Editor's note: This is the first in a series of articles previewing ballot issues and candidates vying in the April 4 consolidated election. Early voting starts Feb. 23.

Voters in Chatham will see two advisory referendum questions on their ballot for the April election pertaining to the sale and production of adult-use cannabis.

Passage of the measures would allow dispensaries to establish businesses and growers, cultivation centers, and transporters to operate within the village of an estimated 14,400 residents.

The measure comes after the state of Illinois permitted the recreational use of marijuana starting in 2020 for people 21 and older. Last year was a record-breaking year in cannabis sales, according to the Illinois Department of Financial and Professional Regulation, with adult-use cannabis dispensaries reporting more than $1.5 billion in sales.

Chatham village president Dave Kimsey acknowledged the potential tax revenue benefit in a recent interview with The State Journal-Register. Currently, the village gets a portion of the 6.25% state adult-use cannabis retailers' occupation tax but misses out on the municipal tax - which can reach as much as 3% according to the Illinois Department of Revenue - since the sale of adult-use cannabis is prohibited within the village.

Related:These Springfield-area businesses are thriving in the virtual marijuana marketplace

Kimsey projected the 3% tax could levy approximately $200,000 for the village annually instead of a bordering municipality. Currently, Chatham residents have to go neighboring communities such as Springfield to acquire cannabis for recreational use, which receives that revenue.

"Perspective-wise, our annual motor fuel tax in the village, our receipts, are around $400,000 a year," Kimsey said, this money going towards infrastructure improvement in Chatham. "So, when you start to compare the two numbers, you see there is a significance to that."

An affirmative vote in the April 4 election would also reverse a September 2019 vote by village trustees to keep adult-use cannabis businesses from establishing operations. In a 4-2 vote, the board determined the businesses "would present adverse impacts upon the health, safety, and welfare" of residents.

Related:Planning commission recommends no adult-use pot in B-1 zoning

Kimsey did not have a vote in the matter but described the approach taken by the village as "wait and see" in 2019. Now, almost four years later, he said the time had come to ask residents for their opinion.

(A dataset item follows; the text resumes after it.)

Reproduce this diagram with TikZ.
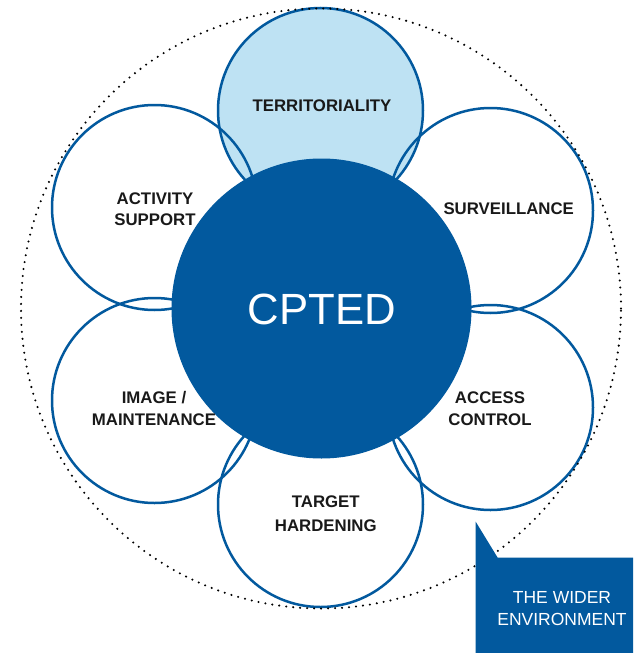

Chatham resident Brian White Thursday Feb. 16, 2023.
Chatham resident Brian White Thursday Feb. 16, 2023.

Chatham residents Brian White and Dallas Gregory expressed different views on the cannabis questions when asked Thursday.

"I don't see any problems with it," said White, a resident of the village since 1993.

Gregory has lived in Chatham for about two-and-a-half years and is split on both ballot questions. He plans on supporting the question permitting the sale of recreational marijuana but will vote 'no' on whether an individual or business could grow cannabis within the village limits.

He worries about who it might bring to the community.

Chatham resident Dallas Gregory Thursday Feb. 16, 2023.
Chatham resident Dallas Gregory Thursday Feb. 16, 2023.

"I'm concerned that growing (cannabis) could cause crime to follow," Gregory said. "I don't want anything that would bring crime to Chatham."

No prospective businesses have reached out to the village because, under the 2019 ordinance, they cannot establish operations, the village president said.

"Prior to really spending any time with anybody or seeing any proposals, we would have to change that posturing from the village," he said. "That's part of what drives this. I don't like to say no to a proposal before we even have an opportunity to see what is being proposed, but right now that's where we are."